Hook your ATV up with an attachment like a disk harrow to really churn up the earth, and follow it up with a drag harrow (or a section of weighted chain link fence) to grade the dirt out.

5.	Blend your edges
5

Blend your edges

To help draw deer out from the denser bedding areas on the edges of your plot, use your ATV to haul in vegetation like brush and fallen tree limbs to create coverage.

Planting your plot
6

Planting your plot

Use an ATV spreader to fling seed across your plot. Deer corn planted in the center of the plot can be an attractive draw for shy game. Perennials like alfalfa and clover are hardy year-round ground cover that won’t require a lot of upkeep.
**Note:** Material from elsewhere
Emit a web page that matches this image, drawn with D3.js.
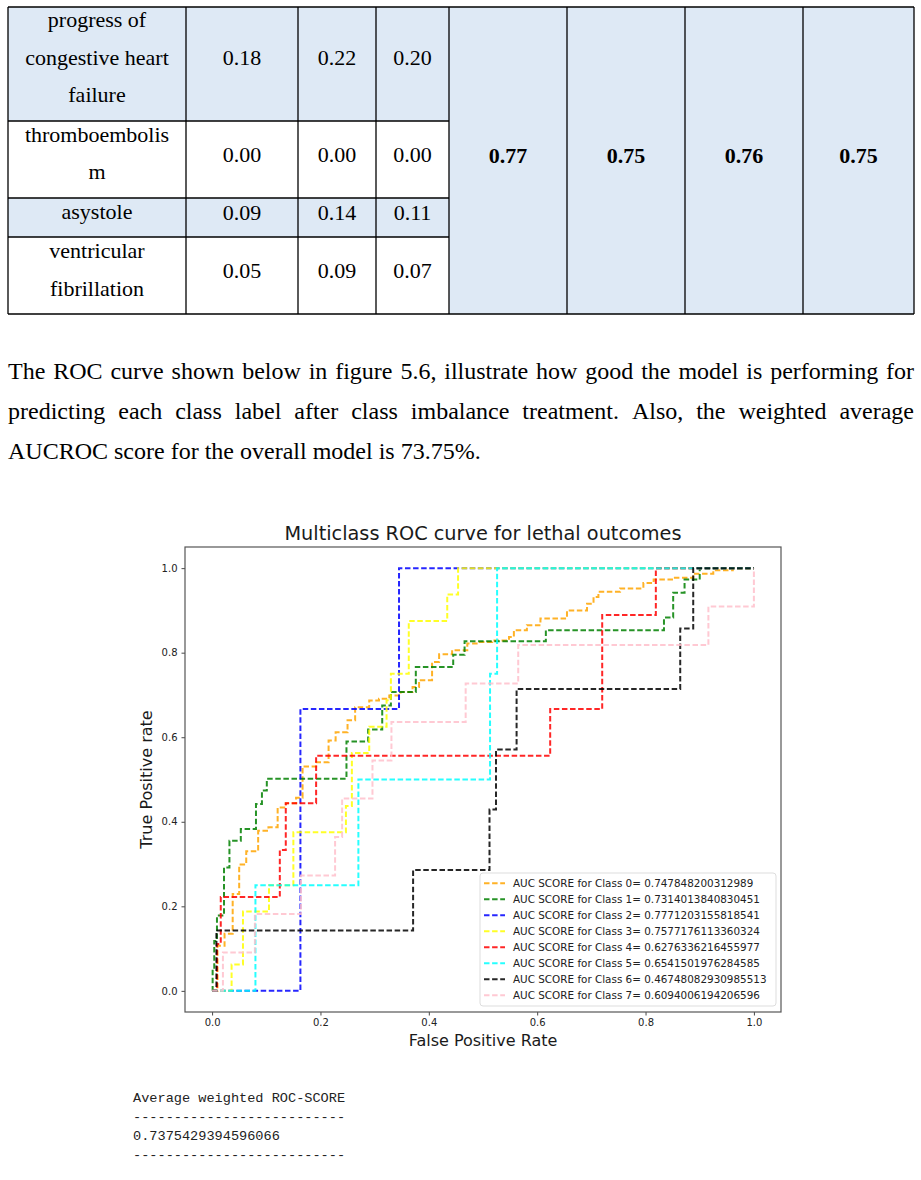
<!DOCTYPE html>
<html><head><meta charset="utf-8">
<script src="https://cdn.jsdelivr.net/npm/d3@7"></script>
<style>html,body{margin:0;padding:0;background:#fff;} svg{display:block;}</style>
</head><body>
<svg id="page" width="921" height="1180"></svg>
<script>
// ---------- table data ----------
const rowLabels = [["progress of","congestive heart","failure"],["thromboembolis","m"],["asystole"],["ventricular","fibrillation"]];
const precisionVals = ["0.18","0.00","0.09","0.05"];
const recallVals = ["0.22","0.00","0.14","0.09"];
const f1Vals = ["0.20","0.00","0.11","0.07"];
const summaryVals = ["0.77","0.75","0.76","0.75"];

// ---------- paragraph ----------
const paragraphLines = [
  "The ROC curve shown below in figure 5.6, illustrate how good the model is performing for",
  "predicting each class label after class imbalance treatment. Also, the weighted average",
  "AUCROC score for the overall model is 73.75%."
];

// ---------- ROC chart data ----------
const chartTitle = "Multiclass ROC curve for lethal outcomes";
const xTicks = [0.0, 0.2, 0.4, 0.6, 0.8, 1.0];
const yTicks = [0.0, 0.2, 0.4, 0.6, 0.8, 1.0];
const classColors = ["orange","green","blue","yellow","red","cyan","black","pink"];
const aucScores = ["0.747848200312989","0.7314013840830451","0.7771203155818541","0.7577176113360324",
                   "0.6276336216455977","0.6541501976284585","0.46748082930985513","0.6094006194206596"];

const fpr0 = [0,0.010,0.023,0.038,0.050,0.063,0.085,0.104,0.121,0.136,0.155,0.167,0.192,0.215,0.228,0.250,0.264,0.290,0.308,0.327,0.348,0.370,0.382,0.406,0.419,0.443,0.471,0.492,0.517,0.548,0.557,0.581,0.606,0.655,0.692,0.704,0.713,0.753,0.796,0.815,0.851,0.888,0.925,0.961,1.0];
const tpr0 = [0,0.107,0.135,0.229,0.299,0.330,0.379,0.387,0.434,0.444,0.457,0.531,0.541,0.592,0.612,0.640,0.671,0.687,0.691,0.699,0.707,0.719,0.735,0.778,0.796,0.806,0.822,0.825,0.829,0.837,0.853,0.865,0.881,0.900,0.916,0.932,0.944,0.952,0.965,0.973,0.977,0.987,0.995,1.0,1.0];
const fpr1 = [0,0.001,0.004,0.009,0.022,0.032,0.053,0.081,0.092,0.101,0.248,0.288,0.314,0.330,0.376,0.445,0.466,0.616,0.834,0.851,0.872,0.900,1.0];
const tpr1 = [0,0.051,0.118,0.178,0.292,0.355,0.383,0.442,0.474,0.502,0.590,0.618,0.675,0.707,0.766,0.795,0.827,0.853,0.883,0.942,0.973,1.0,1.0];
const fpr2 = [0,0.163,0.345,1.0];
const tpr2 = [0,0.667,1.0,1.0];
const fpr3 = [0,0.036,0.057,0.105,0.150,0.247,0.258,0.290,0.322,0.330,0.363,0.434,0.454,1.0];
const tpr3 = [0,0.0625,0.1875,0.25,0.375,0.4375,0.5625,0.625,0.6875,0.75,0.875,0.9375,1.0,1.0];
const fpr4 = [0,0.009,0.016,0.125,0.136,0.192,0.624,0.720,0.819,1.0];
const tpr4 = [0,0.111,0.222,0.333,0.444,0.556,0.667,0.889,1.0,1.0];
const fpr5 = [0,0.080,0.270,0.513,0.526,1.0];
const tpr5 = [0,0.25,0.5,0.75,1.0,1.0];
const fpr6 = [0,0.008,0.371,0.512,0.524,0.562,0.864,0.888,1.0];
const tpr6 = [0,0.143,0.286,0.429,0.571,0.714,0.857,1.0,1.0];
const fpr7 = [0,0.020,0.079,0.164,0.227,0.240,0.296,0.331,0.468,0.565,0.916,1.0];
const tpr7 = [0,0.091,0.182,0.273,0.364,0.455,0.545,0.636,0.727,0.818,0.909,1.0];

const fprs = [fpr0,fpr1,fpr2,fpr3,fpr4,fpr5,fpr6,fpr7];
const tprs = [tpr0,tpr1,tpr2,tpr3,tpr4,tpr5,tpr6,tpr7];

// ---------- console output ----------
const outputLines = ["Average weighted ROC-SCORE","--------------------------","0.7375429394596066","--------------------------"];

// ================= drawing =================
const serif = "'Liberation Serif','Times New Roman',serif";
const sans = "'DejaVu Sans','Bitstream Vera Sans',sans-serif";
const mono = "'Liberation Mono','DejaVu Sans Mono',monospace";
const svg = d3.select("#page");
svg.append("rect").attr("width",921).attr("height",1180).attr("fill","#fff");

// ---- table ----
const colX = [8,186,298,376,449,567,685,803,914];
const rowY = [7,121,198,237,314];
const shade = "#dee9f5";
const tbl = svg.append("g");
[0,2].forEach(r => tbl.append("rect").attr("x",colX[0]).attr("y",rowY[r]).attr("width",colX[4]-colX[0]).attr("height",rowY[r+1]-rowY[r]).attr("fill",shade));
tbl.append("rect").attr("x",colX[4]).attr("y",rowY[0]).attr("width",colX[8]-colX[4]).attr("height",rowY[4]-rowY[0]).attr("fill",shade);
const ln = (x1,y1,x2,y2) => tbl.append("line").attr("x1",x1).attr("y1",y1).attr("x2",x2).attr("y2",y2).attr("stroke","#000").attr("stroke-width",1.3);
ln(colX[0],rowY[0],colX[8],rowY[0]);
ln(colX[0],rowY[4],colX[8],rowY[4]);
[1,2,3].forEach(r => ln(colX[0],rowY[r],colX[4],rowY[r]));
colX.forEach(x => ln(x,rowY[0],x,rowY[4]));

const labelBase = [[26.7,64.5,102],[141.5,179],[218.5],[258,295.5]];
rowLabels.forEach((lines,r) => {
  lines.forEach((t,i) => {
    tbl.append("text").attr("x",(colX[0]+colX[1])/2).attr("y",labelBase[r][i]).attr("text-anchor","middle")
      .attr("font-family",serif).attr("font-size",22).attr("fill","#000").text(t);
  });
});
const valBase = [65,161.5,219.5,277.5];
[precisionVals,recallVals,f1Vals].forEach((col,c) => {
  col.forEach((v,r) => {
    tbl.append("text").attr("x",(colX[c+1]+colX[c+2])/2).attr("y",valBase[r]).attr("text-anchor","middle")
      .attr("font-family",serif).attr("font-size",22).attr("fill","#000").text(v);
  });
});
summaryVals.forEach((v,i) => {
  tbl.append("text").attr("x",(colX[4+i]+colX[5+i])/2).attr("y",162.5).attr("text-anchor","middle")
    .attr("font-family",serif).attr("font-size",22).attr("font-weight","bold").attr("fill","#000").text(v);
});

// ---- paragraph (justified) ----
const paraBase = [379,419,459];
const paraX0 = 8, paraX1 = 914;
paragraphLines.forEach((line,li) => {
  const words = line.split(" ");
  const g = svg.append("g");
  const nodes = words.map(w => g.append("text").attr("font-family",serif).attr("font-size",24).attr("fill","#000").attr("y",paraBase[li]).text(w));
  const widths = nodes.map(n => n.node().getComputedTextLength());
  const spaceW = 6;
  const total = d3.sum(widths);
  const justify = li < paragraphLines.length - 1;
  const gap = justify ? (paraX1 - paraX0 - total) / (words.length - 1) : spaceW;
  let x = paraX0;
  nodes.forEach((n,i) => { n.attr("x",x); x += widths[i] + gap; });
});

// ---- ROC chart ----
const frame = {l:185, r:781, t:547, b:1012};
const x = d3.scaleLinear().domain([-0.05,1.05]).range([frame.l,frame.r]);
const y = d3.scaleLinear().domain([-0.05,1.05]).range([frame.b,frame.t]);
const ch = svg.append("g");

const line = d3.line().x(d => x(d[0])).y(d => y(d[1])).curve(d3.curveStepAfter);
fprs.forEach((f,i) => {
  const pts = f.map((v,j) => [v, tprs[i][j]]);
  ch.append("path").datum(pts).attr("d",line).attr("fill","none")
    .attr("stroke",classColors[i]).attr("stroke-opacity",0.85).attr("stroke-width",2)
    .attr("stroke-dasharray","5.5,2.6");
});

const xAxis = ch.append("g").attr("transform",`translate(0,${frame.b})`)
  .call(d3.axisBottom(x).tickValues(xTicks).tickFormat(d3.format(".1f")).tickSize(3.5).tickPadding(3));
const yAxis = ch.append("g").attr("transform",`translate(${frame.l},0)`)
  .call(d3.axisLeft(y).tickValues(yTicks).tickFormat(d3.format(".1f")).tickSize(3.5).tickPadding(4));
[xAxis,yAxis].forEach(a => {
  a.select(".domain").remove();
  a.selectAll("line").attr("stroke","#333").attr("stroke-width",0.9);
  a.selectAll("text").attr("font-family",sans).attr("font-size",10).attr("fill","#222");
});
ch.append("rect").attr("x",frame.l).attr("y",frame.t).attr("width",frame.r-frame.l).attr("height",frame.b-frame.t)
  .attr("fill","none").attr("stroke","#555").attr("stroke-width",1.2);

ch.append("text").attr("x",(frame.l+frame.r)/2).attr("y",540).attr("text-anchor","middle")
  .attr("font-family",sans).attr("font-size",19.3).attr("fill","#1a1a1a").text(chartTitle);
ch.append("text").attr("x",(frame.l+frame.r)/2).attr("y",1046).attr("text-anchor","middle")
  .attr("font-family",sans).attr("font-size",16).attr("fill","#1a1a1a").text("False Positive Rate");
ch.append("text").attr("transform",`translate(152,${(frame.t+frame.b)/2}) rotate(-90)`).attr("text-anchor","middle")
  .attr("font-family",sans).attr("font-size",16).attr("fill","#1a1a1a").text("True Positive rate");

// legend
const lg = ch.append("g");
lg.append("rect").attr("x",480).attr("y",873).attr("width",296).attr("height",133).attr("rx",3)
  .attr("fill","#fff").attr("fill-opacity",0.9).attr("stroke","#ddd").attr("stroke-width",1);
aucScores.forEach((s,i) => {
  const cy = 883.3 + i*16;
  lg.append("line").attr("x1",484).attr("x2",505).attr("y1",cy).attr("y2",cy)
    .attr("stroke",classColors[i]).attr("stroke-opacity",0.85).attr("stroke-width",2).attr("stroke-dasharray","5.5,2.6");
  lg.append("text").attr("x",513).attr("y",cy+3.8).attr("font-family",sans).attr("font-size",10.4).attr("fill","#222")
    .text(`AUC SCORE for Class ${i}= ${s}`);
});

// ---- console output ----
const outBase = [1102,1121,1140,1159];
outputLines.forEach((t,i) => {
  svg.append("text").attr("x",133).attr("y",outBase[i]).attr("font-family",mono).attr("font-size",13.6)
    .attr("fill","#222").attr("xml:space","preserve").text(t);
});
</script>
</body></html>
Annuals like turnips, kale and beets can be planted in late summer, and in early fall wheat and oats will ensure a nice crop for hungry deer to seek out. Fruit trees are another option.

Tending your plot
7

Tending your plot

Use your ATV to bring in bags of fertilizer, brush clippings and other resources that will help you maintain the natural image and lush growth of your food plot. Be sure to weed regularly to ensure healthy crop growth, and conduct pest maintenance if needed.

Hunting your plot
8

Hunting your plot

Finally, time to reap your rewards! After all the hard work prepping and planting your plot, you should have a nice area that’s very respectable and appealing to deer – not to mention easier to hunt than the dense woods. Set up tree stands and ground blinds in optimal viewing areas, and make adjustments to your plot wherever you see fit, including using your ATV to haul in more “junk” fixtures to create perceived cover for deer.

With the right maintenance and tools, you can repurpose a well-groomed food plot year after year to make it a staple in your preparedness for hunting season. Happy hunting!